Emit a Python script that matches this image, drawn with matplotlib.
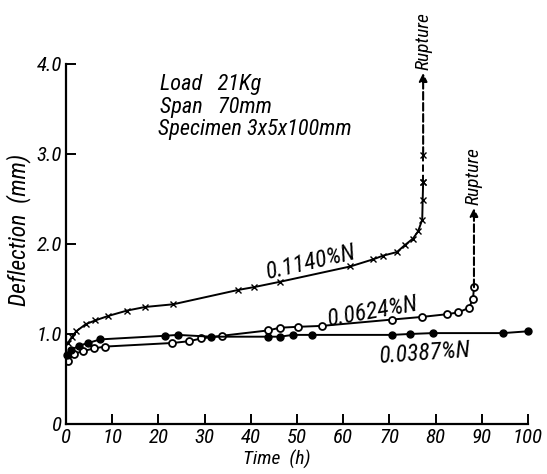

...

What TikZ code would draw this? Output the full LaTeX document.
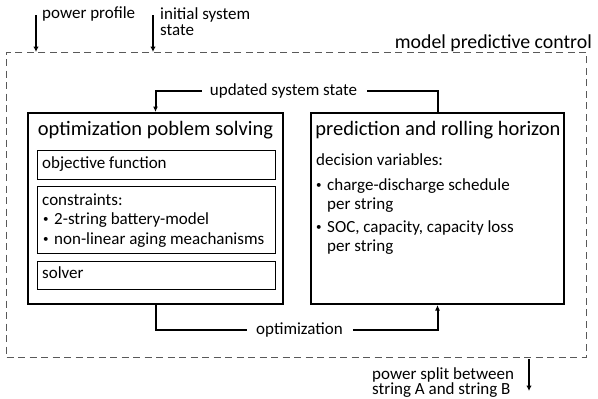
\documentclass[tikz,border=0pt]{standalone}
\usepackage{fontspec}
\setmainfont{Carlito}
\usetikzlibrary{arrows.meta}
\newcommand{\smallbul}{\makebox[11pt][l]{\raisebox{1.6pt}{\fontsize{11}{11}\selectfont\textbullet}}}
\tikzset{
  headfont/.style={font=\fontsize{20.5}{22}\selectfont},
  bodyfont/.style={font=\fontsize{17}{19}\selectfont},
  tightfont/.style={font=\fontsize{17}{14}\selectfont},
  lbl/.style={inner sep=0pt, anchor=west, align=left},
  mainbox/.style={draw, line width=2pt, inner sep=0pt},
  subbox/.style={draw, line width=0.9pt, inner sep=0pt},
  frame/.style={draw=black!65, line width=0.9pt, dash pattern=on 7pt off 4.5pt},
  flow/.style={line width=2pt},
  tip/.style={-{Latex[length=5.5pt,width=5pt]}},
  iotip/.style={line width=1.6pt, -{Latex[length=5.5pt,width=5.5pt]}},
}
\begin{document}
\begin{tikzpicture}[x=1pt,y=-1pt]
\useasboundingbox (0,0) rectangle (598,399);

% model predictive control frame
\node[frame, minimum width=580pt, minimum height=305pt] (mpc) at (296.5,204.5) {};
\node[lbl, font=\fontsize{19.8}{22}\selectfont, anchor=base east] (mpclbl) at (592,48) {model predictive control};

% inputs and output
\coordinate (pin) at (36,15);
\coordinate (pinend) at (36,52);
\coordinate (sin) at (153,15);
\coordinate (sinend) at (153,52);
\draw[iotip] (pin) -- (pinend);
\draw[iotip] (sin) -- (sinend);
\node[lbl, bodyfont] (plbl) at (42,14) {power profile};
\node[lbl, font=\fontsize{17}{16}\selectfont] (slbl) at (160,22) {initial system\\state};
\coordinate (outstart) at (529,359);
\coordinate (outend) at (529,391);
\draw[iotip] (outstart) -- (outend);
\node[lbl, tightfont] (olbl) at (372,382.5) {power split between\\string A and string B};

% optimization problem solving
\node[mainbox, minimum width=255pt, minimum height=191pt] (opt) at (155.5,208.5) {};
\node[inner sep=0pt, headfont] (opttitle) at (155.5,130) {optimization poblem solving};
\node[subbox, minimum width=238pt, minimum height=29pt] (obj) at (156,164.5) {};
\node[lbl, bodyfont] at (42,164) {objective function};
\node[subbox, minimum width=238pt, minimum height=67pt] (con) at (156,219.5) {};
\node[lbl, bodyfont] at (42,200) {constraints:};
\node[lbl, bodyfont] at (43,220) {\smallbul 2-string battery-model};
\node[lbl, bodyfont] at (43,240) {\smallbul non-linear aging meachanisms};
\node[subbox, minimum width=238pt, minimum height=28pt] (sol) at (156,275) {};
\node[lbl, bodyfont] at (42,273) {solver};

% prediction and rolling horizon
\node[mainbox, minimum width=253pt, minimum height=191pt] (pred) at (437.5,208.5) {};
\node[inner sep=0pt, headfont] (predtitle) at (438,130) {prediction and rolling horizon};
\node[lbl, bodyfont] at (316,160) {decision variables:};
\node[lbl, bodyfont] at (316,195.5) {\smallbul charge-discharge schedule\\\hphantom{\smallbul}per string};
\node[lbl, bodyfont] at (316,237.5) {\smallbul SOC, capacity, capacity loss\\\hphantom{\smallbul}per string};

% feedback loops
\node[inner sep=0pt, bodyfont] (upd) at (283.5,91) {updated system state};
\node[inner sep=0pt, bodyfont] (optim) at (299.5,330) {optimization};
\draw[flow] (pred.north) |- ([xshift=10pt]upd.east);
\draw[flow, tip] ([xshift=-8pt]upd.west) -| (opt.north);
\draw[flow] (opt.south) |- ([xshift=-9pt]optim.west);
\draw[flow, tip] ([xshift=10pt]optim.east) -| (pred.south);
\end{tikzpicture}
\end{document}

**TASK DESCRIPTION**
Reply with one number only: the count of lines in the entries that contain "this".

**RESULT**
2